Retired NASCAR Driver Dick Trickle dead at 71 of Apparant Suicide, Self-Inflicted Gunshot Wound … RIP
Former NASCAR drive Dick Trickle died Thursday at the age of 71 form an apparent suicide. According to Lincoln County, NC, sheriff’s department, the incident occurred at 12:02 p.m. ET at Forest Lawn Cemetery off Highway 150 in Boger City, NC where Trickle died from a self-inflicted gun shot wound. Prior to his death, he called the Lincoln County Communications Center and stated that “there would be a dead body and it would be his.” How tragically sad. Trickle was a throw back of days gone by in NASCAR racing and frankly one I wish still existed rather the over-commercialized one of today.
Richard “Dick” Trickle (October 27, 1941 – May 16, 2013) … RIP
Retired stock-car driver Dick Trickle, known for his colorful name and short-track prowess, died on Thursday from an apparent self-inflicted gunshot wound. He was 71.
According to the Lincoln County, N.C., sheriff’s department, the incident occurred at 12:02 p.m. ET at Forest Lawn Cemetery off Highway 150 in Boger City.
The Lincoln County Communications Center received a call, apparently from Trickle, that “there would be a dead body and it would be his.” Center workers tried to place a return call to the number but did not get an answer.
Emergency units found Trickle’s body lying near his pickup truck when they arrived.
Lt. Tim Johnson, who heads the Lincoln County detective department, said that at the family’s request, no additional information would be released at this time.
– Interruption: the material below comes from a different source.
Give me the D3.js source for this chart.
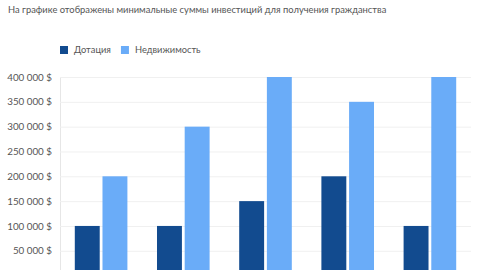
<!DOCTYPE html>
<html>
<head>
<meta charset="utf-8">
<script src="https://cdn.jsdelivr.net/npm/d3@7"></script>
<style>
  html, body { margin: 0; padding: 0; background: #fff; }
  svg { display: block; font-family: Lato, sans-serif; }
</style>
</head>
<body>
<svg id="chart" width="480" height="270"></svg>
<script>
// Minimum investment for citizenship, by programme
const categories = ["Доминика", "Антигуа и Барбуда", "Сент-Китс и Невис", "Гренада", "Сент-Люсия"];
const seriesNames = ["Дотация", "Недвижимость"];
const donation = [100000, 100000, 150000, 200000, 100000];
const realEstate = [200000, 300000, 400000, 350000, 400000];
const yTicks = [50000, 100000, 150000, 200000, 250000, 300000, 350000, 400000];
const colors = ["#124b8f", "#6aacf8"];

const svg = d3.select("#chart");
const margin = { left: 60, right: 9, top: 77 };
const plotW = 480 - margin.left - margin.right;
const zeroY = 275.6;

const x0 = d3.scaleBand().domain(categories).range([margin.left, margin.left + plotW])
  .paddingInner(0.36).paddingOuter(0.18);
const x1 = d3.scaleBand().domain(seriesNames).range([0, x0.bandwidth()]).paddingInner(0.1);
const y = d3.scaleLinear().domain([0, 400000]).range([zeroY, margin.top]);

const fmt = v => d3.format(",")(v).replace(/,/g, " ") + " $";

// Title
svg.append("text").attr("x", 8).attr("y", 12.5)
  .attr("font-size", 9.35).attr("fill", "#555")
  .text("На графике отображены минимальные суммы инвестиций для получения гражданства");

// Legend
const legend = svg.append("g");
let lx = 60;
seriesNames.forEach((name, i) => {
  legend.append("rect").attr("x", lx).attr("y", 46).attr("width", 8).attr("height", 8).attr("fill", colors[i]);
  const t = legend.append("text").attr("x", lx + 14).attr("y", 53.3)
    .attr("font-size", 9.3).attr("fill", "#555").text(name);
  lx += 14 + t.node().getComputedTextLength() + 10;
});

// Grid lines and y axis
const yAxis = d3.axisLeft(y).tickValues(yTicks).tickSize(-plotW).tickFormat(fmt).tickPadding(8);
const gy = svg.append("g").attr("transform", `translate(${margin.left},0)`).call(yAxis);
gy.select(".domain").attr("stroke", "#e6e6e6");
gy.selectAll(".tick line").attr("stroke", "#f0f0f0");
gy.selectAll(".tick text").attr("font-size", 9.8).attr("fill", "#555").attr("font-family", "Lato, sans-serif");

// Bars, grouped by programme
const data = categories.map((c, i) => ({ c, vals: [donation[i], realEstate[i]] }));
const groups = svg.append("g").selectAll("g").data(data).join("g")
  .attr("transform", d => `translate(${x0(d.c)},0)`);
groups.selectAll("rect").data(d => d.vals.map((v, i) => ({ v, k: seriesNames[i], i })))
  .join("rect")
  .attr("x", d => x1(d.k)).attr("width", x1.bandwidth())
  .attr("y", d => y(d.v)).attr("height", d => zeroY - y(d.v))
  .attr("fill", d => colors[d.i]);
</script>
</body>
</html>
Fantastic VIDEO of Dick Trickle smoking a cigarette during the race in a NASCAR world that was so much more different than the sanitized one of today … When it used to be called ”Winston” Cup racing
More on the life of Richard “Dick” Trickle and his legendary short tack racing from CNN.
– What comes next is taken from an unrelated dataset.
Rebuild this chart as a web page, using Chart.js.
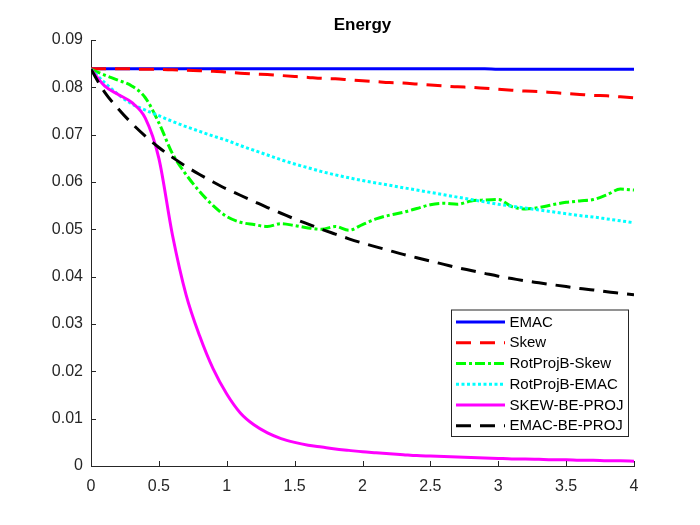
<!DOCTYPE html>
<html>
<head>
<meta charset="utf-8">
<script src="https://cdn.jsdelivr.net/npm/chart.js@4/dist/chart.umd.min.js"></script>
<style>
html,body{margin:0;padding:0;background:#fff;}
#wrap{width:700px;height:525px;}
</style>
</head>
<body>
<div id="wrap"><canvas id="c" width="700" height="525"></canvas></div>
<script>
const chartTitle = 'Energy';
const xValues = [0,0.1,0.2,0.3,0.4,0.5,0.6,0.7,0.8,0.9,1.0,1.1,1.2,1.3,1.4,1.5,1.6,1.7,1.8,1.9,2.0,2.1,2.2,2.3,2.4,2.5,2.6,2.7,2.8,2.9,3.0,3.1,3.2,3.3,3.4,3.5,3.6,3.7,3.8,3.9,4.0];
const xTickValues = [0,0.5,1,1.5,2,2.5,3,3.5,4];
const xTickLabels = ['0','0.5','1','1.5','2','2.5','3','3.5','4'];
const yTickValues = [0,0.01,0.02,0.03,0.04,0.05,0.06,0.07,0.08,0.09];
const yTickLabels = ['0','0.01','0.02','0.03','0.04','0.05','0.06','0.07','0.08','0.09'];
const seriesNames = ['EMAC','Skew','RotProjB-Skew','RotProjB-EMAC','SKEW-BE-PROJ','EMAC-BE-PROJ'];

const emac = [0.0839,0.0839,0.0839,0.0839,0.0839,0.0839,0.0839,0.0839,0.0839,0.0839,0.0839,0.0839,0.0839,0.0839,0.0839,0.0839,0.0839,0.0839,0.0839,0.0839,0.0839,0.0839,0.0839,0.0839,0.0839,0.0839,0.0839,0.0839,0.0839,0.0839,0.0838,0.0838,0.0838,0.0838,0.0838,0.0838,0.0838,0.0838,0.0838,0.0838,0.0838];
const skew = [0.0839,0.0839,0.0839,0.0839,0.0838,0.0838,0.0837,0.0836,0.0835,0.0834,0.0832,0.0830,0.0828,0.0827,0.0825,0.0823,0.0821,0.0819,0.0818,0.0816,0.0814,0.0812,0.0810,0.0809,0.0807,0.0805,0.0803,0.0801,0.0800,0.0798,0.0796,0.0794,0.0792,0.0791,0.0789,0.0787,0.0785,0.0783,0.0782,0.0780,0.0778];
const rotSkew = [0.0838,0.0826,0.0815,0.0803,0.0778,0.0725,0.0660,0.0616,0.0580,0.0550,0.0527,0.0515,0.0510,0.0506,0.0512,0.0508,0.0503,0.0500,0.0506,0.0498,0.0510,0.0522,0.0530,0.0536,0.0544,0.0552,0.0555,0.0553,0.0560,0.0562,0.0563,0.0548,0.0543,0.0546,0.0552,0.0557,0.0560,0.0563,0.0573,0.0585,0.0583];
const rotEmac = [0.0838,0.0810,0.0785,0.0765,0.0752,0.0740,0.0728,0.0717,0.0707,0.0697,0.0688,0.0677,0.0667,0.0657,0.0647,0.0638,0.0630,0.0622,0.0615,0.0609,0.0603,0.0598,0.0593,0.0588,0.0583,0.0578,0.0573,0.0568,0.0563,0.0558,0.0553,0.0549,0.0545,0.0541,0.0537,0.0533,0.0529,0.0526,0.0522,0.0518,0.0514];
const skewBeProj = [0.0838,0.0803,0.0785,0.0768,0.0735,0.0650,0.0488,0.0362,0.0275,0.0205,0.0152,0.0112,0.0087,0.0070,0.0058,0.0050,0.0044,0.0040,0.0036,0.0033,0.0030,0.0028,0.0026,0.0024,0.0022,0.0021,0.0020,0.0019,0.0018,0.0017,0.0016,0.0015,0.0015,0.0014,0.0013,0.0013,0.0012,0.0012,0.0011,0.0011,0.0010];
const emacBeProj = [0.0838,0.0790,0.0755,0.0724,0.0697,0.0673,0.0652,0.0633,0.0616,0.0600,0.0585,0.0572,0.0559,0.0546,0.0534,0.0522,0.0511,0.0500,0.0490,0.0480,0.0471,0.0463,0.0455,0.0447,0.0440,0.0433,0.0426,0.0419,0.0413,0.0407,0.0401,0.0396,0.0391,0.0387,0.0383,0.0379,0.0375,0.0372,0.0368,0.0365,0.0362];

const seriesValues = [emac, skew, rotSkew, rotEmac, skewBeProj, emacBeProj];
const seriesColors = ['#0000FF','#FF0000','#00FF00','#00FFFF','#FF00FF','#000000'];
const seriesDashes = [[], [15,9], [10,3,3,3], [3,2.5], [], [15,9]];

const axisColor = '#262626';
const FONT = '"Liberation Sans", Arial, sans-serif';

const datasets = seriesValues.map((vals, i) => ({
  label: seriesNames[i],
  data: vals.map((v, j) => ({x: xValues[j], y: v})),
  borderColor: seriesColors[i],
  backgroundColor: seriesColors[i],
  borderWidth: 3,
  borderDash: seriesDashes[i],
  pointRadius: 0,
  fill: false,
  cubicInterpolationMode: 'monotone',
  order: seriesValues.length - i
}));

const decor = {
  id: 'decor',
  afterDraw(chart) {
    const ctx = chart.ctx;
    const xs = chart.scales.x, ys = chart.scales.y;
    const area = chart.chartArea;
    ctx.save();
    ctx.strokeStyle = axisColor;
    ctx.lineWidth = 1;
    ctx.beginPath();
    xTickValues.forEach(v => {
      const px = Math.round(xs.getPixelForValue(v)) + 0.5;
      ctx.moveTo(px, area.bottom);
      ctx.lineTo(px, area.bottom - 5);
    });
    yTickValues.forEach(v => {
      const py = Math.round(ys.getPixelForValue(v)) + 0.5;
      ctx.moveTo(area.left, py);
      ctx.lineTo(area.left + 5, py);
    });
    ctx.stroke();
    ctx.fillStyle = '#000';
    ctx.font = 'bold 17px ' + FONT;
    ctx.textAlign = 'center';
    ctx.textBaseline = 'alphabetic';
    ctx.fillText(chartTitle, (area.left + area.right) / 2, 30);
    const lx = 451, ly = 309.5, lw = 177, lh = 126.5;
    ctx.fillStyle = '#fff';
    ctx.fillRect(lx, ly, lw, lh);
    ctx.strokeStyle = axisColor;
    ctx.lineWidth = 1;
    ctx.strokeRect(lx + 0.5, ly + 0.5, lw, lh);
    ctx.font = '15px ' + FONT;
    ctx.textAlign = 'left';
    ctx.textBaseline = 'middle';
    chart.data.datasets.forEach((ds, i) => {
      const y = 322 + i * 20.75;
      ctx.save();
      ctx.strokeStyle = ds.borderColor;
      ctx.lineWidth = ds.borderWidth;
      ctx.setLineDash(ds.borderDash);
      ctx.beginPath();
      ctx.moveTo(456, y);
      ctx.lineTo(505, y);
      ctx.stroke();
      ctx.restore();
      ctx.fillStyle = '#000';
      ctx.fillText(ds.label, 509.5, y + 0.5);
    });
    ctx.restore();
  }
};

new Chart(document.getElementById('c'), {
  type: 'line',
  data: { datasets },
  options: {
    responsive: false,
    animation: false,
    devicePixelRatio: 1,
    layout: { padding: { top: 40, right: 66, left: 0, bottom: 0 } },
    plugins: { legend: { display: false }, title: { display: false }, tooltip: { enabled: false } },
    scales: {
      x: {
        type: 'linear', min: 0, max: 4,
        afterBuildTicks(s) { s.ticks = xTickValues.map(v => ({value: v})); },
        afterFit(s) { s.height = 59; },
        grid: { display: true, drawOnChartArea: false, drawTicks: false },
        border: { display: true, color: axisColor, width: 1 },
        ticks: {
          padding: 11, color: axisColor, maxRotation: 0, autoSkip: false,
          font: { family: FONT, size: 16 },
          callback: (v) => xTickLabels[xTickValues.indexOf(v)] ?? ''
        }
      },
      y: {
        type: 'linear', min: 0, max: 0.09,
        afterBuildTicks(s) { s.ticks = yTickValues.map(v => ({value: v})); },
        afterFit(s) { s.width = 91; },
        grid: { display: true, drawOnChartArea: false, drawTicks: false },
        border: { display: true, color: axisColor, width: 1 },
        ticks: {
          padding: 8, color: axisColor, autoSkip: false,
          font: { family: FONT, size: 16 },
          callback: (v) => { const k = yTickValues.findIndex(t => Math.abs(t - v) < 1e-9); return k >= 0 ? yTickLabels[k] : ''; }
        }
      }
    }
  },
  plugins: [decor]
});
</script>
</body>
</html>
Richard “Dick” Trickle — who parlayed a legendary reputation as a short-track driver into a full-time career on stock car racing’s biggest stages in the 1990s — died Thursday of an apparent self-inflicted gunshot wound, a North Carolina sheriff’s office said. He was 71.
The Wisconsin-born Trickle raced during the 1970s and 1980s, then broke through as a full-time and widely recognized NASCAR driver in 1989. By that time, according to a Sports Illustrated article, the 48-year-old grandfather of two had won some 1,200 stock car competitions in 31 years of racing.